Parecía un día más de esquí en las montañas Kjolen, en el norte de Noruega, pero el 20 de mayo de 1999 la joven médica sueca Anna Bagenholm terminaría protagonizando uno de los casos más extremos de supervivencia jamás registrados. Una caída, una capa de hielo de 20 centímetros, una burbuja de aire mínima… y 80 minutos sin respirar ni tener pulso. Estuvo, literalmente, clínicamente muerta.
Anna, de 29 años, descendía por un sendero angosto cuando sus esquíes golpearon una roca y la lanzaron de cabeza a un arroyo helado. La superficie se rompió, la tragó y volvió a cerrarse sobre su cuerpo. Quedó atrapada boca arriba, sumergida, con solo sus piernas visibles desde afuera. Sus dos amigos y colegas, Marie Falkenberg y Torvind Næsheim, la sujetaron desesperadamente para que la corriente no se la llevara. Pero no podían sacarla.
Mientras Anna encontraba una diminuta burbuja de aire para respirar, su cuerpo se enfriaba a una velocidad mortal. Durante los primeros minutos rascó el hielo desde abajo, consciente de que tenía pocas posibilidades. Pero su temperatura cayó tanto que el cuerpo empezó a apagarse solo. A los 13,7°C, su corazón se detuvo. Eran las 19:00. Anna ya no respiraba, no tenía pulso, no mostraba actividad cerebral. Estaba muerta.
El rescate tardó 80 minutos en poder romper el hielo y liberarla. Un desfibrilador no funcionó. La RCP parecía inútil. Y sin una máquina de circulación extracorpórea, no había nada más para hacer. Esa máquina estaba a 250 kilómetros, en el Hospital Universitario de Tromsø. Un helicóptero voló entre niebla y viento para trasladarla mientras los médicos la ventilaban manualmente y le daban oxígeno puro.
A las 21:10 llegó al hospital. Su cuerpo marcaba una temperatura que ningún adulto había sobrevivido. Pero en Noruega existe una frase conocida por los médicos de montaña: “No estás muerto hasta que estás caliente y muerto”. Y ese mantra sería el punto de partida del milagro.

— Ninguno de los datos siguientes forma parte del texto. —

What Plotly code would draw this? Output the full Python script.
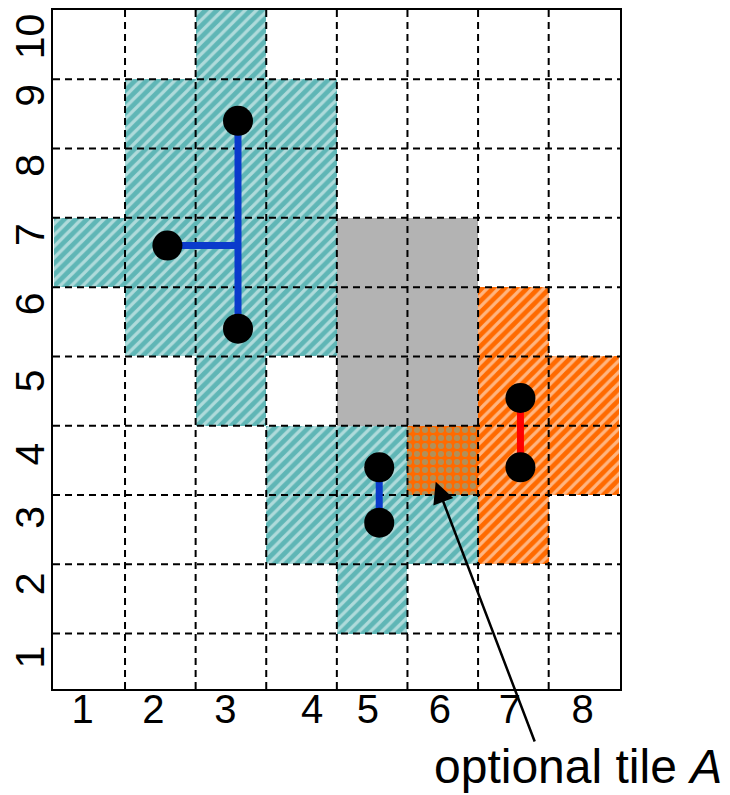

Conectaron a Anna a una máquina de bypass cardiopulmonar para calentar su sangre lentamente. Si lo hacían demasiado rápido, podía morir por un choque de recalentamiento o arritmias fatales. A los 20°C apareció un tenue rastro eléctrico en el corazón. A los 25°C, volvió a latir por sí solo. Después de nueve horas de recalentamiento, su temperatura regresó a 36°C. Anna había vuelto.
Despertó diez días después, tetrapléjica, incapaz de mover nada del cuello hacia abajo. Pasó por meses de rehabilitación, aprendió a caminar otra vez y luchó con secuelas en manos y pies. Pero recuperó su vida. Incluso regresó a esquiar seis años después.
Su caso dio la vuelta al mundo y cambió para siempre los protocolos de la medicina de emergencia. Antes se creía que, tras 10 o 15 minutos sin pulso, la recuperación neurológica era imposible. Anna demostró lo contrario: la hipotermia extrema puede proteger el cerebro, frenando el metabolismo y reduciendo al mínimo la necesidad de oxígeno. Su supervivencia impulsó el uso terapéutico del frío en paros cardíacos, traumas y recién nacidos con hipoxia.
Hoy, la historia de Anna Bagenholm sigue siendo un hito estudiado en todo el planeta. La mujer que estuvo 80 minutos muerta bajo el hielo y volvió para contarla. Un caso donde convergieron la ciencia, la precisión médica y algo que los doctores noruegos no dudan en repetir: amor, equipo y una determinación feroz por no rendirse.